『シャーロック SHERLOCK』01「ピンク色の研究」、02「死を呼ぶ暗号」、03「大いなるゲーム」(BBC,2010)

 だいぶ前から話題になっていたものをようやく観ました。

01「ピンク色の研究 A Study in Pink」

 ピンクとは被害者のスーツケースの色です。ホームズが推理を畳みかけるように披露したり、頭のなかで考えていることが字幕で出たりといった演出は面白い。実際に頭がいいかどうかは判断できずとも、頭がよさそうというのは伝わってきます。犯人像が明らかになった時点で犯人の正体はわかってしまいますが、視聴者には冒頭のシーンでシャーロックは知り得ないヒントが与えられているので自慢は出来ません。

 なぜ「ハドソン氏」はいないのかといったようなシャーロキアン的な謎に対し、シャーロックの助言のおかげで死刑になっていたといった笑えるネタもありました。

 起こっているのは連続自殺事件です。連続殺人ならぬ連続自殺などあり得るのか? 人間をコントロールしている「つもり」の犯人のやり方では、遅かれ早かれボロは出たと思いますが、魅力的な謎ではあります。
 

02「死を呼ぶ暗号 The Blind Banker」

 見えないところで頑張っているシャーロック。が隠れテーマです。ジョンがお使いに行っているあいだに依頼人と格闘するシャーロック。ジョンがドアの外で待つあいだ現場で殺人犯と居合わせ襲われるシャーロック。ジョンがのんびりデートでサーカス見物しているあいだ組織の一員であるサーカス団員と格闘するシャーロック……というところでようやくジョンにも気づいてもらえました。

 正典「五粒のオレンジの種」では、依頼人を守れなかったことを悔いていたホームズでしたが、この作品のシャーロックやジョンは事件関係者の命を守れなくてもさほど気にした様子は見えません。どころか視聴者である私もそれほど後味を悪く感じませんでした。これもテンポのよさの賜物でしょうか。

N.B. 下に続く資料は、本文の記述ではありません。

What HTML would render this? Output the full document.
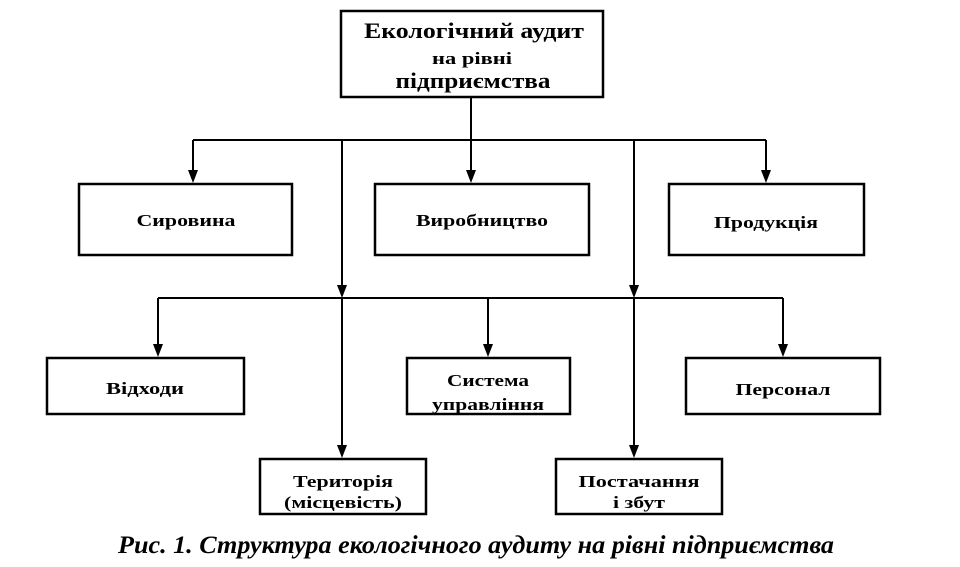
<!DOCTYPE html>
<html><head><meta charset="utf-8"><style>
body{margin:0;background:#fff;}
svg text{font-family:"Liberation Serif",serif;font-weight:bold;fill:#000;}
</style></head><body>
<svg width="960" height="562" viewBox="0 0 960 562" xmlns="http://www.w3.org/2000/svg">
<g stroke="#000" stroke-width="2.5" fill="none">
<rect x="341" y="11" width="262" height="86"/>
<rect x="79" y="184" width="213" height="71"/>
<rect x="375" y="184" width="214" height="71"/>
<rect x="669" y="184" width="195" height="71"/>
<rect x="47" y="358" width="197" height="56"/>
<rect x="407" y="358" width="163" height="56"/>
<rect x="686" y="358" width="194" height="56"/>
<rect x="260" y="459" width="166" height="55"/>
<rect x="556" y="459" width="166" height="55"/>
</g>
<g stroke="#000" stroke-width="2" fill="none">
<line x1="471" y1="97" x2="471" y2="140"/>
<line x1="193" y1="140" x2="766" y2="140"/>
<line x1="158" y1="298" x2="783" y2="298"/>
</g>
<g fill="#000">
<rect x="192" y="140" width="2" height="32"/><path d="M188,170 L198,170 L193,183Z"/>
<rect x="470" y="140" width="2" height="32"/><path d="M466,170 L476,170 L471,183Z"/>
<rect x="765" y="140" width="2" height="32"/><path d="M761,170 L771,170 L766,183Z"/>
<rect x="341" y="140" width="2" height="148"/><path d="M337,285 L347,285 L342,298Z"/>
<rect x="633" y="140" width="2" height="148"/><path d="M629,285 L639,285 L634,298Z"/>
<rect x="157" y="298" width="2" height="48"/><path d="M153,344 L163,344 L158,357Z"/>
<rect x="487" y="298" width="2" height="48"/><path d="M483,344 L493,344 L488,357Z"/>
<rect x="782" y="298" width="2" height="48"/><path d="M778,344 L788,344 L783,357Z"/>
<rect x="341" y="298" width="2" height="148"/><path d="M337,445 L347,445 L342,458Z"/>
<rect x="633" y="298" width="2" height="148"/><path d="M629,445 L639,445 L634,458Z"/>
</g>
<g text-anchor="middle" lengthAdjust="spacingAndGlyphs">
<text x="474" y="38" font-size="22" textLength="220" lengthAdjust="spacingAndGlyphs">Екологічний аудит</text>
<text x="472" y="64" font-size="17" textLength="80" lengthAdjust="spacingAndGlyphs">на рівні</text>
<text x="473" y="88" font-size="22" textLength="155" lengthAdjust="spacingAndGlyphs">підприємства</text>
<text x="186" y="226" font-size="17" textLength="99" lengthAdjust="spacingAndGlyphs">Сировина</text>
<text x="482" y="226" font-size="17" textLength="132" lengthAdjust="spacingAndGlyphs">Виробництво</text>
<text x="766" y="228" font-size="17" textLength="104" lengthAdjust="spacingAndGlyphs">Продукція</text>
<text x="145" y="394" font-size="17" textLength="78" lengthAdjust="spacingAndGlyphs">Відходи</text>
<text x="488" y="386" font-size="17" textLength="82" lengthAdjust="spacingAndGlyphs">Система</text>
<text x="488" y="410" font-size="17" textLength="112" lengthAdjust="spacingAndGlyphs">управління</text>
<text x="783" y="395" font-size="17" textLength="95" lengthAdjust="spacingAndGlyphs">Персонал</text>
<text x="343" y="487" font-size="17" textLength="100" lengthAdjust="spacingAndGlyphs">Територія</text>
<text x="343" y="508" font-size="17" textLength="118" lengthAdjust="spacingAndGlyphs">(місцевість)</text>
<text x="639" y="487" font-size="17" textLength="121" lengthAdjust="spacingAndGlyphs">Постачання</text>
<text x="639" y="508" font-size="17" textLength="52" lengthAdjust="spacingAndGlyphs">і збут</text>
<text x="476" y="553" font-size="25" font-style="italic" textLength="716" lengthAdjust="spacingAndGlyphs">Рис. 1. Структура екологічного аудиту на рівні підприємства</text>
</g>
</svg>
</body></html>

 正典「踊る人形」はあからさまな暗号でしたが、この作品では暗号をグラフィティに紛れさせるのが現代的です。

 原題の「The Blind Banker」とは暗号で目を塗りつぶされた肖像画であるとともに、「目利きではない銀行員」を指しているものと思われます。

 メアリならぬサラという女性がワトソンのデート相手として登場しました。

 シャーロックの大学時代の友人が経営している銀行に何者かが忍び込んだが、盗まれたものは何もなく、ただペンキの悪戯描だけが残されていた。だがまもなく、欠勤していた銀行員が死体で見つかった。現場が鍵が掛けられた高層マンションの一室であることから、警察は自殺と判断するが、シャーロックは被害者の利き手と銃創位置から他殺だと断定する。さらに殺人は続き、被害者が中国と関係のあることがわかってきたが……。
 

03「大いなるゲーム The Grand Game」

 マイクロフトから持ち込まれる事件はほとんどそのまま「ブルース・パーティントン設計書」をなぞっています。そこにモリアーティによるシャーロックへの挑戦が組み込まれていました。ゲームとは犯罪探しと犯人探し。制限時間内に犯人を当てられれば人質は解放されます。

 正典でも触れられていたシャーロックの「天文学の知識」に関するネタの、回収の仕方が見事でした。